§ Recorded data:
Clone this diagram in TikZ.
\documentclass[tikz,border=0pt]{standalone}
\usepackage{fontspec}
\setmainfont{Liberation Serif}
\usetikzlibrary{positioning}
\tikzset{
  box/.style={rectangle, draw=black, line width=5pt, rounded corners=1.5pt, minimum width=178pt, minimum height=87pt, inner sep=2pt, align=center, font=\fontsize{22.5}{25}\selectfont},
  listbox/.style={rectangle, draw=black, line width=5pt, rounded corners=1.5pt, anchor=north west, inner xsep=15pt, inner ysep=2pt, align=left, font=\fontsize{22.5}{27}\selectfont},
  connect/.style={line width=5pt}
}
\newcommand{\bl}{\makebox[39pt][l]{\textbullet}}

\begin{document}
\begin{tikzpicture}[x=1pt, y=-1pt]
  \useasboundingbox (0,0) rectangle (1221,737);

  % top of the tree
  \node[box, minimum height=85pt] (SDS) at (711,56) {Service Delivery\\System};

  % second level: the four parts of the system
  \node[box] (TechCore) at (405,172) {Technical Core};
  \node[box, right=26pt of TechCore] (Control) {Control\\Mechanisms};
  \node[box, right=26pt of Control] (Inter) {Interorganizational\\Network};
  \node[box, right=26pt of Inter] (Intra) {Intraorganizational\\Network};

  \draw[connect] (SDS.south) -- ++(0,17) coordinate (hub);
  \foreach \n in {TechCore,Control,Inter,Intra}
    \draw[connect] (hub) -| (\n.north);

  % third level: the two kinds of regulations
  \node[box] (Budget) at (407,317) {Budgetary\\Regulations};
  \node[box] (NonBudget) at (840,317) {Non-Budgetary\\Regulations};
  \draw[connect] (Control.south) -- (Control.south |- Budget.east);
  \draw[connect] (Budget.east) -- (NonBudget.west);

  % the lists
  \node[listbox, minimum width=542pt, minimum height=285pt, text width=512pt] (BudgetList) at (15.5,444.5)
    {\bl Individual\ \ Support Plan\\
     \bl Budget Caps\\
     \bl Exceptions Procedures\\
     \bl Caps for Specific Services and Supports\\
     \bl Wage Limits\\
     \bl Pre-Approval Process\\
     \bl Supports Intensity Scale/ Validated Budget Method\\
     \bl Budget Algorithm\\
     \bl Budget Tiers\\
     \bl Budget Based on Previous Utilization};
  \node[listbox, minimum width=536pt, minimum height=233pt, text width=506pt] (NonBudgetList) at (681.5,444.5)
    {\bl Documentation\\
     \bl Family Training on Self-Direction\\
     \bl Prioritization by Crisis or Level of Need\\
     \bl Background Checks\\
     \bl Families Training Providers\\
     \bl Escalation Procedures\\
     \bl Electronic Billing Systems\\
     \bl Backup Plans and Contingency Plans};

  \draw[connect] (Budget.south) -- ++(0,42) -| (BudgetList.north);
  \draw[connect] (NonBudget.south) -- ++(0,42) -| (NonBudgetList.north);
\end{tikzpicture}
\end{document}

§ What is expected:
Return the lines above precisely as they appear, beginning at the first line and ending at the line with "(hub) -| (\n.north);", and nothing after it.

§ Worked answer:
Clone this diagram in TikZ.
\documentclass[tikz,border=0pt]{standalone}
\usepackage{fontspec}
\setmainfont{Liberation Serif}
\usetikzlibrary{positioning}
\tikzset{
  box/.style={rectangle, draw=black, line width=5pt, rounded corners=1.5pt, minimum width=178pt, minimum height=87pt, inner sep=2pt, align=center, font=\fontsize{22.5}{25}\selectfont},
  listbox/.style={rectangle, draw=black, line width=5pt, rounded corners=1.5pt, anchor=north west, inner xsep=15pt, inner ysep=2pt, align=left, font=\fontsize{22.5}{27}\selectfont},
  connect/.style={line width=5pt}
}
\newcommand{\bl}{\makebox[39pt][l]{\textbullet}}

\begin{document}
\begin{tikzpicture}[x=1pt, y=-1pt]
  \useasboundingbox (0,0) rectangle (1221,737);

  % top of the tree
  \node[box, minimum height=85pt] (SDS) at (711,56) {Service Delivery\\System};

  % second level: the four parts of the system
  \node[box] (TechCore) at (405,172) {Technical Core};
  \node[box, right=26pt of TechCore] (Control) {Control\\Mechanisms};
  \node[box, right=26pt of Control] (Inter) {Interorganizational\\Network};
  \node[box, right=26pt of Inter] (Intra) {Intraorganizational\\Network};

  \draw[connect] (SDS.south) -- ++(0,17) coordinate (hub);
  \foreach \n in {TechCore,Control,Inter,Intra}
    \draw[connect] (hub) -| (\n.north);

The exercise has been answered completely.